Tisserand de la compréhension du devenir
Conférencier, expert et auteur

A propos des "notations" en ligne

A propos des "jugements en ligne" pudiquement appelés "notations"

, Laurence Neuer, dans "Le Point", écrit :

" La notation alimentée librement par les usagers est un joyeux amalgame d'objectivité et d'émotions, saupoudrées de l'humeur du jour et d'une éventuelle volonté de nuire. Ce type d'outil est sujet à de multiples dérives : dénigrement déguisé d'un concurrent, chantage aux commentaires, mauvaise foi."

 

Il faut rappeler que la naissance de "The Face Book" n'était autre que la notation des filles du campus de Mark Zuckerberg en vue d'une élection de miss (d'où le nom : "le livre des visages" qui aurait dû s''appeler, en gaulois : "Fesse Bouc"). Ce concours à l'aguicheuse serait aujourd'hui hautement condamné comme "politiquement incorrect", comme "inapproprié" et comme atteinte aux femmes désormais interdites de séduction et de féminité au nom de l'hyperféminisme.

 

Les réseaux sociaux ne sont rien d'autre qu'un tribunal populaire permanent comme ceux de l'Inquisition espagnole ou de la Terreur robespierrienne. D'ailleurs, les signes utilisés pour les unlike ou les like viennent du pouce baissé ou levé condamnant un gladiateur malheureux à la mort ou non.

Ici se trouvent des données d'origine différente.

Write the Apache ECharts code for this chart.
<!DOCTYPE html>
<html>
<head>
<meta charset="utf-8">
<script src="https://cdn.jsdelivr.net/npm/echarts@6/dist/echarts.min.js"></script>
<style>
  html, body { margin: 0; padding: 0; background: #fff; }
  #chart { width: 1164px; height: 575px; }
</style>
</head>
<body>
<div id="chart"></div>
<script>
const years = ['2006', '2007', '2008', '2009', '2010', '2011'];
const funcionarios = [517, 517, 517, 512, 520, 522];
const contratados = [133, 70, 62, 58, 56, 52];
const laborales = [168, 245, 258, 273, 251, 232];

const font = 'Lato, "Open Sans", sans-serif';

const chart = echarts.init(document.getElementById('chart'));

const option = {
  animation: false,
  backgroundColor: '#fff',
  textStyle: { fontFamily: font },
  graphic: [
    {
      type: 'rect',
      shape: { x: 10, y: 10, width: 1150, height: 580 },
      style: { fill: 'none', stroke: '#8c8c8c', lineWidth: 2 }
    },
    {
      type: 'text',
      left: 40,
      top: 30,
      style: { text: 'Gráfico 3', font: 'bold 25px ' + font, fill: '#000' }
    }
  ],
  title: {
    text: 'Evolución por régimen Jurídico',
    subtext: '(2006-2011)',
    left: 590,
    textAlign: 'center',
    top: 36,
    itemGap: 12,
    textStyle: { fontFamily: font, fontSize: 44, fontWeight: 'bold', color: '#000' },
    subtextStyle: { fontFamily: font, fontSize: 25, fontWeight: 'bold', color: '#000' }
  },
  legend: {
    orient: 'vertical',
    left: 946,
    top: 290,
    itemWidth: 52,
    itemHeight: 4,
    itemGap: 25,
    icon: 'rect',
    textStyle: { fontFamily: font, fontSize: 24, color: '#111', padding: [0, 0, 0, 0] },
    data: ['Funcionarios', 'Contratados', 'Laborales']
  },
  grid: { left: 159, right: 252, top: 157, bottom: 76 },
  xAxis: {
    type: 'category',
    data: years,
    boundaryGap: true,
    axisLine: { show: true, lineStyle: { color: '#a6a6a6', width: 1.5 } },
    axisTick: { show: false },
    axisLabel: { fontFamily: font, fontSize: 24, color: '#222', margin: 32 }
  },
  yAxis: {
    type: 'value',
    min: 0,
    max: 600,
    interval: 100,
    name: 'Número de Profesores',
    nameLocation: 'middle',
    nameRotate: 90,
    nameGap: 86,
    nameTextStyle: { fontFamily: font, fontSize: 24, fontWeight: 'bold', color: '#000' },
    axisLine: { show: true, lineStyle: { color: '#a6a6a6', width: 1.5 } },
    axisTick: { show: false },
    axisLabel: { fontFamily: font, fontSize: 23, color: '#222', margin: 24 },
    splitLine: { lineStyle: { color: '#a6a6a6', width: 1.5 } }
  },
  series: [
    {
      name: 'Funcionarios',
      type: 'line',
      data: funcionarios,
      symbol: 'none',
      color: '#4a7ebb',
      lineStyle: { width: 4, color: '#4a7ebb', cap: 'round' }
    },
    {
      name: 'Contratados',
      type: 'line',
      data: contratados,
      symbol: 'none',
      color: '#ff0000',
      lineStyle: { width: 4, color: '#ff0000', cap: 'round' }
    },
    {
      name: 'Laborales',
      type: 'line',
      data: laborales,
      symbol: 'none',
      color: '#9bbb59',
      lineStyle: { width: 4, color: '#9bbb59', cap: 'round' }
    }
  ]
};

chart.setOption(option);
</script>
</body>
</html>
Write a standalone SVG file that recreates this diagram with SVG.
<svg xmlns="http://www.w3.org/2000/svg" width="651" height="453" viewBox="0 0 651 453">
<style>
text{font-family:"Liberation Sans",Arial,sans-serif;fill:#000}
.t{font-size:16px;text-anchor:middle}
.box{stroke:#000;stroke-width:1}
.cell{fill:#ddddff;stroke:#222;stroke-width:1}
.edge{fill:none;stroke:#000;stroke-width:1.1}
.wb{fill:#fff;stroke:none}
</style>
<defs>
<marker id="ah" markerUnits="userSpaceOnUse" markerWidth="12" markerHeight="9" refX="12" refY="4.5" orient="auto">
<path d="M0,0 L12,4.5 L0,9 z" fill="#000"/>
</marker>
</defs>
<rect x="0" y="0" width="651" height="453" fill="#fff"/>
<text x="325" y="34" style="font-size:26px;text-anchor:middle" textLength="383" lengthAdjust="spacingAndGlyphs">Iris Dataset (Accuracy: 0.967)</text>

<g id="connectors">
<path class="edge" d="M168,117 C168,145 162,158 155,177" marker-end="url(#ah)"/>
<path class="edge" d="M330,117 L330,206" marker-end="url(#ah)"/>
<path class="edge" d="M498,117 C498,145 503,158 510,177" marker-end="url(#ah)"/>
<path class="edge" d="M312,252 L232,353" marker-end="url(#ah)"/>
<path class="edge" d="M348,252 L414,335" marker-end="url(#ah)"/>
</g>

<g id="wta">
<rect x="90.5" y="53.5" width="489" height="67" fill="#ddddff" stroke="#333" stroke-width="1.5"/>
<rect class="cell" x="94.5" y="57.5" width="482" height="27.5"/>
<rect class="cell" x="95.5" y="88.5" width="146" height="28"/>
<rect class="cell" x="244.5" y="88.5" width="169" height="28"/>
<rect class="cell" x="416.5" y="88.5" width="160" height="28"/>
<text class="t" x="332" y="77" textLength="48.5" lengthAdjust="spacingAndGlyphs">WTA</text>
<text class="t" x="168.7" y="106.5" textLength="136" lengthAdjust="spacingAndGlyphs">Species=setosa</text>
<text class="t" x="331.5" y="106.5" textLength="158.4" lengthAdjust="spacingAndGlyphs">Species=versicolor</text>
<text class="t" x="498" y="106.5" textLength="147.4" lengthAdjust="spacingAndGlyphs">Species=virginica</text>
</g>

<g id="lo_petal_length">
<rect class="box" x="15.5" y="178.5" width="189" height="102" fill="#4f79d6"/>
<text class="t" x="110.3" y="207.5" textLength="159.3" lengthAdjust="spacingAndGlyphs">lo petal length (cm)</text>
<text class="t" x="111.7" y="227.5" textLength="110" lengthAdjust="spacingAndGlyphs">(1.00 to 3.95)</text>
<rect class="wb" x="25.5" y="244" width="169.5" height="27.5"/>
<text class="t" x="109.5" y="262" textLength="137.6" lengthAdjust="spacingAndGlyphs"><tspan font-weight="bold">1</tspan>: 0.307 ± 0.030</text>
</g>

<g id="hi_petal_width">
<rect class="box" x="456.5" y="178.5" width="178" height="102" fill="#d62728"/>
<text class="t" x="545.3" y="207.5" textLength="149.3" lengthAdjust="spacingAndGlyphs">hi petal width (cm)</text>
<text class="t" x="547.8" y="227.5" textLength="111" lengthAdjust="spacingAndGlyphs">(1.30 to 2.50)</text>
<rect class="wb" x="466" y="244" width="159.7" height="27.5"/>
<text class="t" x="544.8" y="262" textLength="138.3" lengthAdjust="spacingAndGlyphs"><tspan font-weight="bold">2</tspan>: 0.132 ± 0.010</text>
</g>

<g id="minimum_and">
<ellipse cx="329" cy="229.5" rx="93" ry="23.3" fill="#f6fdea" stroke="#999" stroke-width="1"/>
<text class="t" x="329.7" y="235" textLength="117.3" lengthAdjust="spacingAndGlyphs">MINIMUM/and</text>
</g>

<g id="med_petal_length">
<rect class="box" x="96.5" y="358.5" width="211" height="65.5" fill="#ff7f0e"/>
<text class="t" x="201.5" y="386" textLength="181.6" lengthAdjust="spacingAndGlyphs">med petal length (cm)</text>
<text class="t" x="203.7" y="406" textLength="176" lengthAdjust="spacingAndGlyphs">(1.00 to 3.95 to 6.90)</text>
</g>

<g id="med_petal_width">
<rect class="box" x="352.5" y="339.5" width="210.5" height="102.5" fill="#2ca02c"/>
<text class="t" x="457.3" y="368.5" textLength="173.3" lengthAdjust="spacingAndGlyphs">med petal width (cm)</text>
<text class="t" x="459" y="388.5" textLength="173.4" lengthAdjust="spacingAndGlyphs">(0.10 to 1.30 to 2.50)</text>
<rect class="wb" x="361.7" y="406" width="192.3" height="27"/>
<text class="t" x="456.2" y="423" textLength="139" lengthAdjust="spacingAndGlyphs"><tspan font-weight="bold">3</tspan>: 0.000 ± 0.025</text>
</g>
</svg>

Car il s'agit bien de tentative de mise à mort médiatique et sociale, avec des conséquences psychiques graves pour les esprits les plus faibles qui y réagissent parfois en allant jusqu'au suicide, surtout chez des adolescents.

 

Se voulant, originairement, un lieu d'hyper-démocratie, les réseaux sociaux subissent, aujourd'hui, les conséquences inévitables de leur concept même : la démocratie populaire ne peut que dériver vers la manipulation des masses par les démagogues, vers la dictature de l'émotion contre la raison, vers le triomphe de l'ignorance sur la connaissance, vers la victoire de la bêtise sur l'intelligence, vers la toute puissance de la mauvaise foi, du mensonge et de la calomnie, vers la prolifération et la propagation de toutes les "théories" la plus affligeantes et contre-scientifiques qui soient, comme les théories du complot, ou la théorie du genre, ou la théorie de la terre plate, ou la théorie de la vérité créationniste anti-darwinienne, et j'en passe et des meilleures.

 

Tout jugement (même appelé pudiquement "notation en ligne") est une évaluation à prendre au sérieux. La génération Y affirme qu'elle a le jugement en horreur et en brocarde l'idée à tout-va ; elle est pourtant la plus grande consommatrice des réseaux sociaux et de ses like et unlike. Pourquoi ? Parce qu'aucun de ses membres n'accepte qu'on le juge lui, mais ne voit aucun inconvénient à juger tout le reste.

 

La vie appelle l'évaluation. Toute décision, tout choix, toute progression nécessitent une évaluation de la situation et des partenaires qui y sont impliqués. Jauger l'autre est vital. Cependant, une évaluation, pour être crédible et légitime, doit être rationnelle (et jamais émotionnelle), construite méthodiquement sur base de critères clairs, visibles et convenablement choisis.

En démocratie populaire, en général, et sur les réseaux sociaux, en particulier, cette démarche rationnelle et sérieuse n'est jamais de mise.